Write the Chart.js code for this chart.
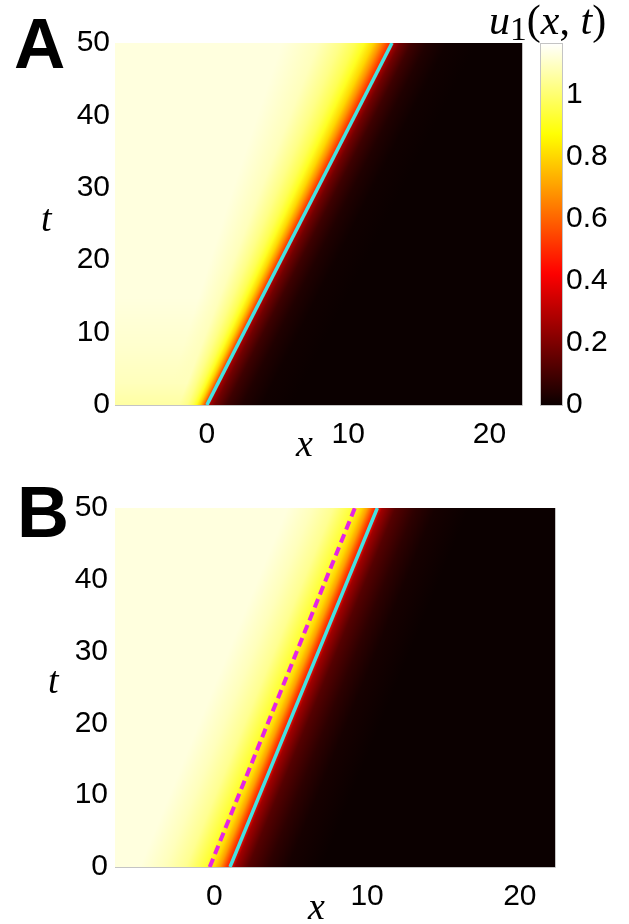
<!DOCTYPE html>
<html>
<head>
<meta charset="utf-8">
<script src="https://cdn.jsdelivr.net/npm/chart.js@4.4.1/dist/chart.umd.min.js"></script>
<style>
  body { margin: 0; background: #fff; width: 629px; height: 924px; position: relative; overflow: hidden; }
  canvas { position: absolute; }
  .lbl { position: absolute; line-height: 1; white-space: nowrap; color: #000; }
  .letter { font-family: "Liberation Sans", Arial, sans-serif; font-weight: bold; }
  .math { font-family: "Liberation Serif", "DejaVu Serif", serif; font-style: italic; }
  .sub { font-style: normal; font-size: 0.8em; position: relative; top: 0.18em; }
  .up { font-style: normal; }
</style>
</head>
<body>
<canvas id="chartA" width="629" height="462" style="left:0;top:0"></canvas>
<canvas id="colorbar" width="99" height="462" style="left:530px;top:0"></canvas>
<canvas id="chartB" width="629" height="462" style="left:0;top:462px"></canvas>

<div class="lbl letter" style="left:14px;top:8px;font-size:71px">A</div>
<div class="lbl letter" style="left:17px;top:476px;font-size:72px">B</div>
<div class="lbl math" style="left:41px;top:199px;font-size:38px">t</div>
<div class="lbl math" style="left:48px;top:661px;font-size:38px">t</div>
<div class="lbl math" style="left:296px;top:424px;font-size:38px">x</div>
<div class="lbl math" style="left:308px;top:887px;font-size:38px">x</div>
<div class="lbl math" style="left:489px;top:-1px;font-size:42px">u<span class="sub">1</span><span class="up">(</span>x<span class="up">, </span>t<span class="up">)</span></div>

<script>
// tick labels
const xTicks = [0, 10, 20];
const tTicks = [0, 10, 20, 30, 40, 50];
const cbTicks = [0, 0.2, 0.4, 0.6, 0.8, 1];
const xMin = -6.5, xMax = 22.3;
const tMin = 0, tMax = 50;
const uMax = 1.168;

// front lines: x at t = 0 and t = 50
const lineT = [0, 50];
const cyanA = [0, 13.1];
const cyanB = [1.03, 10.67];
const dashB = [-0.3, 9.2];

// u1 across the front: distance from the cyan line (x units) -> value
const offsetA = [-8.1, -6.0, -4.0, -2.8, -2.0, -1.5, -1.0, -0.6, -0.2, 0, 0.2, 0.57, 1.4, 2.5, 3.9, 6];
const valueA  = [1.13, 1.13, 1.09, 1.03, 0.97, 0.91, 0.80, 0.68, 0.53, 0.48, 0.26, 0.18, 0.09, 0.037, 0.01, 0];
const offsetB = [-9.3, -5.9, -4.25, -2.9, -1.6, -1.0, -0.65, -0.26, 0, 0.33, 1.2, 2.5, 3.8, 6];
const valueB  = [1.13, 1.13, 1.09, 1.04, 0.93, 0.80, 0.70, 0.53, 0.45, 0.26, 0.13, 0.06, 0.02, 0];

// in A the band behind the front widens with t, and the level behind it is lower near t = 0
const widthT = [0, 15, 30, 50];
const widthA = [0.5, 0.75, 1.0, 1.3];
const plateauT = [0, 3, 8, 15, 50];
const plateauA = [1.06, 1.09, 1.11, 1.13, 1.13];

const tickFont = { family: 'Liberation Sans', size: 30 };

// matlab "hot" colormap
function hot(v) {
  const s = Math.max(0, Math.min(1, v / uMax));
  const i = 1 + s * 63;
  const c = a => Math.round(255 * Math.max(0, Math.min(1, a)));
  return 'rgb(' + c(i / 24) + ',' + c((i - 24) / 24) + ',' + c((i - 48) / 16) + ')';
}

function lookup(ts, vs, t) {
  for (let k = 1; k < ts.length; k++) {
    if (t <= ts[k]) {
      const f = (t - ts[k - 1]) / (ts[k] - ts[k - 1]);
      return vs[k - 1] + f * (vs[k] - vs[k - 1]);
    }
  }
  return vs[vs.length - 1];
}

function heatPlugin(front, offsets, values, withTime) {
  return {
    id: 'heat',
    beforeDatasetsDraw(chart) {
      const { ctx, chartArea: a, scales: { x, y } } = chart;
      ctx.save();
      ctx.beginPath();
      ctx.rect(a.left, a.top, a.right - a.left, a.bottom - a.top);
      ctx.clip();
      for (let py = Math.floor(a.top); py < a.bottom; py++) {
        const t = y.getValueForPixel(py + 0.5);
        const fx = front[0] + (front[1] - front[0]) * (t - lineT[0]) / (lineT[1] - lineT[0]);
        const cap = withTime ? lookup(plateauT, plateauA, t) : Infinity;
        const w = withTime ? lookup(widthT, widthA, t) : 1;
        const pos = offsets.map(o => x.getPixelForValue(fx + (o < 0 ? o * w : o)));
        const p0 = pos[0], p1 = pos[pos.length - 1];
        const g = ctx.createLinearGradient(p0, 0, p1, 0);
        pos.forEach((p, k) => {
          g.addColorStop((p - p0) / (p1 - p0), hot(Math.min(values[k], cap)));
        });
        ctx.fillStyle = g;
        ctx.fillRect(a.left, py, a.right - a.left, 1);
      }
      ctx.restore();
    },
    afterDatasetsDraw(chart) {
      const { ctx, chartArea: a } = chart;
      ctx.save();
      ctx.strokeStyle = '#c4c4c4';
      ctx.lineWidth = 1;
      ctx.beginPath();
      ctx.moveTo(a.left, a.bottom + 0.5);
      ctx.lineTo(a.right + 0.5, a.bottom + 0.5);
      ctx.lineTo(a.right + 0.5, a.top);
      ctx.stroke();
      ctx.restore();
    }
  };
}

function lineData(xs) {
  return xs.map((v, i) => ({ x: v, y: lineT[i] }));
}

function makePanel(id, padTop, padRight, labelPad, datasets, plugin) {
  return new Chart(document.getElementById(id), {
    type: 'scatter',
    data: { datasets: datasets },
    options: {
      responsive: false,
      animation: false,
      events: [],
      layout: { padding: { left: 0, top: padTop, right: padRight, bottom: 0 } },
      plugins: { legend: { display: false }, tooltip: { enabled: false } },
      scales: {
        x: {
          type: 'linear', min: xMin, max: xMax,
          grid: { display: false, drawTicks: false },
          border: { display: false },
          ticks: { font: tickFont, color: '#000', padding: 12, autoSkip: false, maxRotation: 0, callback: v => String(v) },
          afterBuildTicks: s => { s.ticks = xTicks.map(v => ({ value: v })); },
          afterFit: s => { s.height = 57; }
        },
        y: {
          type: 'linear', min: tMin, max: tMax,
          grid: { display: false, drawTicks: false },
          border: { display: false },
          ticks: { font: tickFont, color: '#000', padding: labelPad, autoSkip: false, callback: v => String(v) },
          afterBuildTicks: s => { s.ticks = tTicks.map(v => ({ value: v })); },
          afterFit: s => { s.width = 115; }
        }
      }
    },
    plugins: [plugin]
  });
}

const cyanStyle = { borderColor: '#44e2e2', borderWidth: 3.5, showLine: true, pointRadius: 0, fill: false };

makePanel('chartA', 43, 107, 5,
  [Object.assign({ label: 'front', data: lineData(cyanA) }, cyanStyle)],
  heatPlugin(cyanA, offsetA, valueA, true));

makePanel('chartB', 46, 74, 7,
  [
    Object.assign({ label: 'dashed', data: lineData(dashB) }, cyanStyle,
      { borderColor: '#e424e4', borderWidth: 4, borderDash: [9, 5] }),
    Object.assign({ label: 'front', data: lineData(cyanB) }, cyanStyle)
  ],
  heatPlugin(cyanB, offsetB, valueB, false));

// colorbar
new Chart(document.getElementById('colorbar'), {
  type: 'scatter',
  data: { datasets: [] },
  options: {
    responsive: false,
    animation: false,
    events: [],
    layout: { padding: { left: 10, top: 43, right: 0, bottom: 57 } },
    plugins: { legend: { display: false }, tooltip: { enabled: false } },
    scales: {
      x: { display: false, min: 0, max: 1 },
      y: {
        position: 'right', min: 0, max: uMax,
        grid: { display: false, drawTicks: false },
        border: { display: false },
        ticks: { font: tickFont, color: '#000', padding: 3, autoSkip: false, callback: v => String(v) },
        afterBuildTicks: s => { s.ticks = cbTicks.map(v => ({ value: v })); },
        afterFit: s => { s.width = 66; }
      }
    }
  },
  plugins: [{
    id: 'cbar',
    beforeDraw(chart) {
      const { ctx, chartArea: a, scales: { y } } = chart;
      const g = ctx.createLinearGradient(0, y.getPixelForValue(0), 0, y.getPixelForValue(uMax));
      for (let k = 0; k <= 64; k++) g.addColorStop(k / 64, hot(uMax * k / 64));
      ctx.save();
      ctx.fillStyle = g;
      ctx.fillRect(a.left, a.top, a.right - a.left, a.bottom - a.top);
      ctx.strokeStyle = '#c4c4c4';
      ctx.lineWidth = 1;
      ctx.strokeRect(a.left + 0.5, a.top + 0.5, a.right - a.left - 1, a.bottom - a.top);
      ctx.restore();
    }
  }]
});
</script>
</body>
</html>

==========

# TASK PROMPT:
Copy nothing but the lines from the top of the material through the line holding "const dashB = [-0.3, 9.2];", exactly as written; omit pictures.

# THE RESPONSE:
Write the Chart.js code for this chart.
<!DOCTYPE html>
<html>
<head>
<meta charset="utf-8">
<script src="https://cdn.jsdelivr.net/npm/chart.js@4.4.1/dist/chart.umd.min.js"></script>
<style>
  body { margin: 0; background: #fff; width: 629px; height: 924px; position: relative; overflow: hidden; }
  canvas { position: absolute; }
  .lbl { position: absolute; line-height: 1; white-space: nowrap; color: #000; }
  .letter { font-family: "Liberation Sans", Arial, sans-serif; font-weight: bold; }
  .math { font-family: "Liberation Serif", "DejaVu Serif", serif; font-style: italic; }
  .sub { font-style: normal; font-size: 0.8em; position: relative; top: 0.18em; }
  .up { font-style: normal; }
</style>
</head>
<body>
<canvas id="chartA" width="629" height="462" style="left:0;top:0"></canvas>
<canvas id="colorbar" width="99" height="462" style="left:530px;top:0"></canvas>
<canvas id="chartB" width="629" height="462" style="left:0;top:462px"></canvas>

<div class="lbl letter" style="left:14px;top:8px;font-size:71px">A</div>
<div class="lbl letter" style="left:17px;top:476px;font-size:72px">B</div>
<div class="lbl math" style="left:41px;top:199px;font-size:38px">t</div>
<div class="lbl math" style="left:48px;top:661px;font-size:38px">t</div>
<div class="lbl math" style="left:296px;top:424px;font-size:38px">x</div>
<div class="lbl math" style="left:308px;top:887px;font-size:38px">x</div>
<div class="lbl math" style="left:489px;top:-1px;font-size:42px">u<span class="sub">1</span><span class="up">(</span>x<span class="up">, </span>t<span class="up">)</span></div>

<script>
// tick labels
const xTicks = [0, 10, 20];
const tTicks = [0, 10, 20, 30, 40, 50];
const cbTicks = [0, 0.2, 0.4, 0.6, 0.8, 1];
const xMin = -6.5, xMax = 22.3;
const tMin = 0, tMax = 50;
const uMax = 1.168;

// front lines: x at t = 0 and t = 50
const lineT = [0, 50];
const cyanA = [0, 13.1];
const cyanB = [1.03, 10.67];
const dashB = [-0.3, 9.2];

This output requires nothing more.